Let's make things more intuitive by generating some new variables "treated" and "post."

In [None]:
# Treated = 1 if NJ = 1 and 0 otherwise
mw_no_shore$treated <- 0
mw_no_shore$treated[mw_no_shore$nj == 1] <- 1 

# Post = 1 if interview = 2 and 0 otherwise
mw_no_shore$post <- 0
mw_no_shore$post[mw_no_shore$interview == 2] <- 1

# We'll use the print command to help us organize our output

print("Pre; NJ then PA")
summary(mw_no_shore$full_time[mw_no_shore$nj == 1 & mw_no_shore$post == 0])
summary(mw_no_shore$full_time[mw_no_shore$nj == 0 & mw_no_shore$post == 0])

print("Post; NJ then PA")
summary(mw_no_shore$full_time[mw_no_shore$nj == 1 & mw_no_shore$post == 1])
summary(mw_no_shore$full_time[mw_no_shore$nj == 0 & mw_no_shore$post == 1])

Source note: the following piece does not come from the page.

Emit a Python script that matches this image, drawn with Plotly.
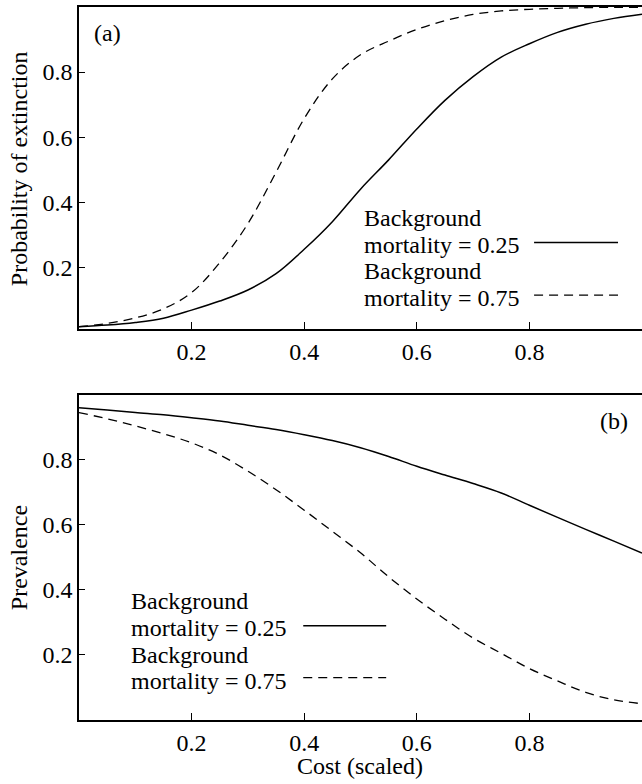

## Diff-in-Diff Regression

In [None]:
# Now let's see how we can get the differences with regressions

# Here's a naive regression: a single difference (NJ pre vs. NJ post)
nj_single <- lm(full_time ~ post, data = mw_no_shore[which(mw_no_shore$nj==1),])
summary(nj_single)

# Which difference in means does this correspond to? Is it causal?

In [None]:
# What about this version?
post_single <- lm(full_time ~ treated, data = mw_no_shore[which(mw_no_shore$post==1),])
summary(post_single)

In [None]:
# Now let's do the diff-in-diff

mw_no_shore$treatedxpost <- mw_no_shore$treated * mw_no_shore$post

diff_in_diff <- lm(full_time ~ treated + post + treatedxpost, data = mw_no_shore)
summary(diff_in_diff)

# Does this look like your table? What is the advantage of doing things this way
# vs. in a table? Are there disadvantages?

In [None]:
# How do we feel about this specification?
# Is there anything else you want to control for? Do we have these variables?

# I want to control for chain. Here's a nice way to do it without manually generating
# a lot of variables:

w_chain <- lm(full_time ~ treated + post + treatedxpost + factor(chain), data = mw_no_shore)
summary(w_chain)

# This set of indicator variables for chain are often referred to as "factor variables," which is
# where the R command gets it's name. I figured out how to do this by Googling "R ols factor variables"
# and reading what was the first result for me (from the UCLA stats department)

In [None]:
# What other outcome variables are you interested in that might be related
# to economic hypotheses about raising the minimum wage? Do we have data to test this?